Can there be Buddhist physicalism?

Can there be Buddhist physicalism?
Three lectures by
Mark Siderits
Professor of Philosophy
emeritus
Seoul National
University
Faculty of Theology and
Religion
Michaelmas 2023
Thursday, 30th November 2023, 14.00-15.30: “Confronting the Obstacles to a Buddhist Physicalism”
While some claim that the Buddhism is one of the few religious traditions that could be
‘naturalized’ or made consistent with the findings of the natural sciences, others dismiss this
claim as the result of a variety of confusions about the Buddhist tradition. One frequently
cited roadblock is that naturalizing Buddhism would require adopting a physicalist
metaphysics, something allegedly incompatible with key elements of Buddhist thought and
practice. I explore several of the purported obstacles and examine what might be lost, and
perhaps gained, by trying to develop a physicalist Buddhism.
Friday, 1st Dec 2023, 10.30-12.00: “The Problem of Ownerless Consciousness”
One reason classical Buddhist philosophers rejected physicalism is that it would mean that
consciousness is not strictly speaking real. A difficulty for those philosophers, though, is that
it is not clear what an ultimately real consciousness might be like if, as all Buddhists claim,
there is no such thing as a self or subject of consciousness. I examine this difficulty as a
possible source of support for a Buddhist physicalism.
Friday, 1st Dec 2023, 14.00-15.30: “A Buddhist Physicalist Dissolution of the ‘Hard Problem’?”
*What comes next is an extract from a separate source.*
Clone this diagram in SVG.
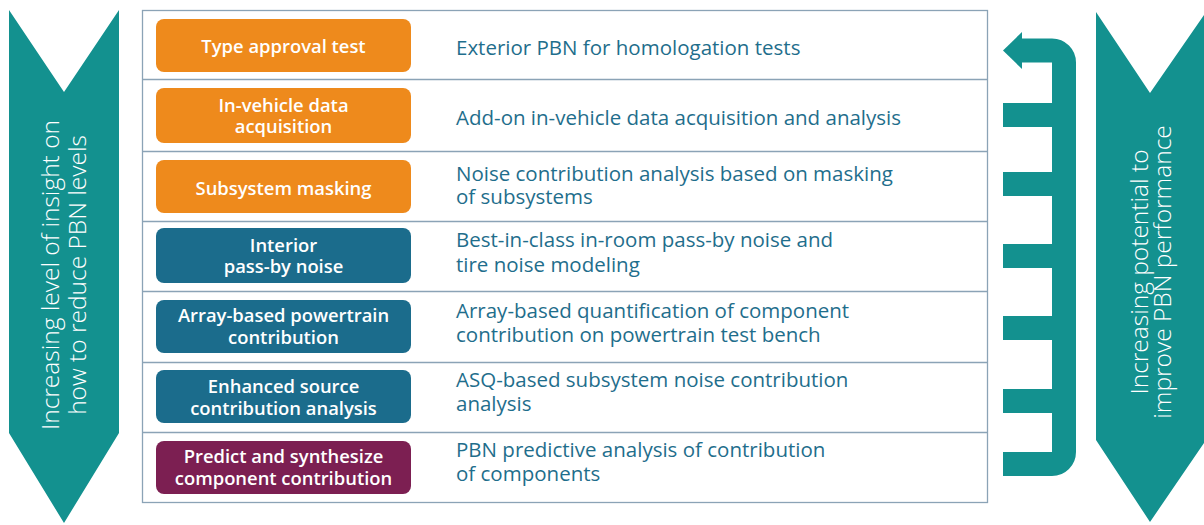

Physicalists claim that all the facts about the mind and its states can in principle be explained in purely
physical (including neurophysiological) terms. The alleged difficulty known as the hard problem is that
it seems one could know all the purely physical facts and still not know what it is like to have the
experience of seeing blue. Buddhist physicalists would respond by claiming that the conscious mental
state of seeing blue is no more than a useful fiction. What would such a response look like, and could it
succeed?
All lectures will take place in the Old Library, Lady Margaret Hall.